PROMPT:
Carry none of the pictures over; set down the material below exactly.

——————

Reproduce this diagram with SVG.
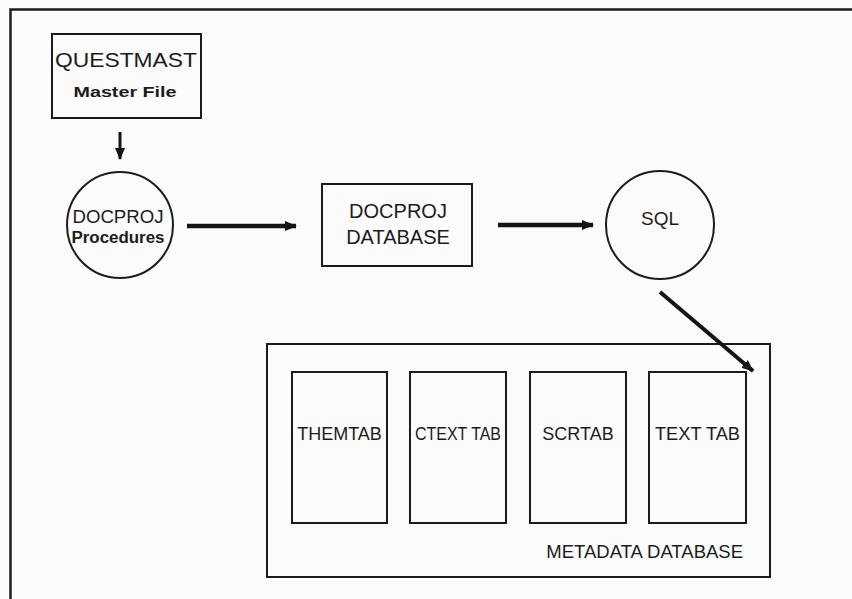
<svg xmlns="http://www.w3.org/2000/svg" width="852" height="599" viewBox="0 0 852 599">
<style>
.box{fill:none;stroke:#1c1c1c;stroke-width:2}
.frame{fill:none;stroke:#1c1c1c;stroke-width:2.5}
.t{font-family:"Liberation Sans",Arial,sans-serif;fill:#1c1c1c;text-anchor:middle}
.b{font-weight:bold}
.conn{stroke:#141414;fill:none}
</style>
<defs>
<marker id="ah" markerUnits="userSpaceOnUse" markerWidth="12" markerHeight="12" viewBox="0 0 12 12" refX="11" refY="6" orient="auto">
<path d="M0,1 L12,6 L0,11 Z" fill="#141414"/>
</marker>
</defs>
<rect width="852" height="599" fill="#fbfbfb"/>
<path class="frame" d="M10.5,599 V9.5 H852"/>
<g id="questmast">
<rect class="box" x="52" y="34" width="149" height="84"/>
<text class="t" x="126" y="67" font-size="21" textLength="142" lengthAdjust="spacingAndGlyphs">QUESTMAST</text>
<text class="t b" x="125" y="97" font-size="15" textLength="103" lengthAdjust="spacingAndGlyphs">Master File</text>
</g>
<g id="docproj-procedures">
<circle class="box" cx="120" cy="225" r="53"/>
<text class="t" x="118" y="223" font-size="18" textLength="91" lengthAdjust="spacingAndGlyphs">DOCPROJ</text>
<text class="t b" x="118" y="243" font-size="16" textLength="93" lengthAdjust="spacingAndGlyphs">Procedures</text>
</g>
<g id="docproj-database">
<rect class="box" x="322" y="184" width="150" height="82"/>
<text class="t" x="398" y="218" font-size="20">DOCPROJ</text>
<text class="t" x="398" y="244" font-size="20">DATABASE</text>
</g>
<g id="sql">
<circle class="box" cx="660" cy="225" r="54"/>
<text class="t" x="660" y="225" font-size="19">SQL</text>
</g>
<g id="metadata-database">
<rect class="box" x="267" y="344" width="503" height="233"/>
<text class="t" x="743" y="558" font-size="18.5" style="text-anchor:end">METADATA DATABASE</text>
</g>
<g id="themtab">
<rect class="box" x="292" y="372" width="95" height="151"/>
<text class="t" x="339.5" y="440" font-size="18">THEMTAB</text>
</g>
<g id="ctexttab">
<rect class="box" x="410" y="372" width="96" height="151"/>
<text class="t" x="458" y="440" font-size="18" textLength="86" lengthAdjust="spacingAndGlyphs">CTEXT TAB</text>
</g>
<g id="scrtab">
<rect class="box" x="530" y="372" width="96" height="151"/>
<text class="t" x="578" y="440" font-size="18">SCRTAB</text>
</g>
<g id="texttab">
<rect class="box" x="649" y="372" width="97" height="151"/>
<text class="t" x="697.5" y="440" font-size="18" textLength="85" lengthAdjust="spacingAndGlyphs">TEXT TAB</text>
</g>
<g id="connectors">
<line class="conn" x1="120" y1="132" x2="120" y2="159" stroke-width="3" marker-end="url(#ah)"/>
<line class="conn" x1="187" y1="226" x2="296" y2="226" stroke-width="4.5" marker-end="url(#ah)"/>
<line class="conn" x1="498" y1="225" x2="593" y2="225" stroke-width="4.5" marker-end="url(#ah)"/>
<line class="conn" x1="660" y1="292" x2="753" y2="371" stroke-width="4" marker-end="url(#ah)"/>
</g>
</svg>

——————

CORRECT RESULT:
Reproduce this diagram with SVG.
<svg xmlns="http://www.w3.org/2000/svg" width="852" height="599" viewBox="0 0 852 599">
<style>
.box{fill:none;stroke:#1c1c1c;stroke-width:2}
.frame{fill:none;stroke:#1c1c1c;stroke-width:2.5}
.t{font-family:"Liberation Sans",Arial,sans-serif;fill:#1c1c1c;text-anchor:middle}
.b{font-weight:bold}
.conn{stroke:#141414;fill:none}
</style>
<defs>
<marker id="ah" markerUnits="userSpaceOnUse" markerWidth="12" markerHeight="12" viewBox="0 0 12 12" refX="11" refY="6" orient="auto">
<path d="M0,1 L12,6 L0,11 Z" fill="#141414"/>
</marker>
</defs>
<rect width="852" height="599" fill="#fbfbfb"/>
<path class="frame" d="M10.5,599 V9.5 H852"/>
<g id="questmast">
<rect class="box" x="52" y="34" width="149" height="84"/>
<text class="t" x="126" y="67" font-size="21" textLength="142" lengthAdjust="spacingAndGlyphs">QUESTMAST</text>
<text class="t b" x="125" y="97" font-size="15" textLength="103" lengthAdjust="spacingAndGlyphs">Master File</text>
</g>
<g id="docproj-procedures">
<circle class="box" cx="120" cy="225" r="53"/>
<text class="t" x="118" y="223" font-size="18" textLength="91" lengthAdjust="spacingAndGlyphs">DOCPROJ</text>
<text class="t b" x="118" y="243" font-size="16" textLength="93" lengthAdjust="spacingAndGlyphs">Procedures</text>
</g>
<g id="docproj-database">
<rect class="box" x="322" y="184" width="150" height="82"/>
<text class="t" x="398" y="218" font-size="20">DOCPROJ</text>
<text class="t" x="398" y="244" font-size="20">DATABASE</text>
</g>
<g id="sql">
<circle class="box" cx="660" cy="225" r="54"/>
<text class="t" x="660" y="225" font-size="19">SQL</text>
</g>
<g id="metadata-database">
<rect class="box" x="267" y="344" width="503" height="233"/>
<text class="t" x="743" y="558" font-size="18.5" style="text-anchor:end">METADATA DATABASE</text>
</g>
<g id="themtab">
<rect class="box" x="292" y="372" width="95" height="151"/>
<text class="t" x="339.5" y="440" font-size="18">THEMTAB</text>
</g>
<g id="ctexttab">
<rect class="box" x="410" y="372" width="96" height="151"/>
<text class="t" x="458" y="440" font-size="18" textLength="86" lengthAdjust="spacingAndGlyphs">CTEXT TAB</text>
</g>
<g id="scrtab">
<rect class="box" x="530" y="372" width="96" height="151"/>
<text class="t" x="578" y="440" font-size="18">SCRTAB</text>
</g>
<g id="texttab">
<rect class="box" x="649" y="372" width="97" height="151"/>
<text class="t" x="697.5" y="440" font-size="18" textLength="85" lengthAdjust="spacingAndGlyphs">TEXT TAB</text>
</g>
<g id="connectors">
<line class="conn" x1="120" y1="132" x2="120" y2="159" stroke-width="3" marker-end="url(#ah)"/>
<line class="conn" x1="187" y1="226" x2="296" y2="226" stroke-width="4.5" marker-end="url(#ah)"/>
<line class="conn" x1="498" y1="225" x2="593" y2="225" stroke-width="4.5" marker-end="url(#ah)"/>
<line class="conn" x1="660" y1="292" x2="753" y2="371" stroke-width="4" marker-end="url(#ah)"/>
</g>
</svg>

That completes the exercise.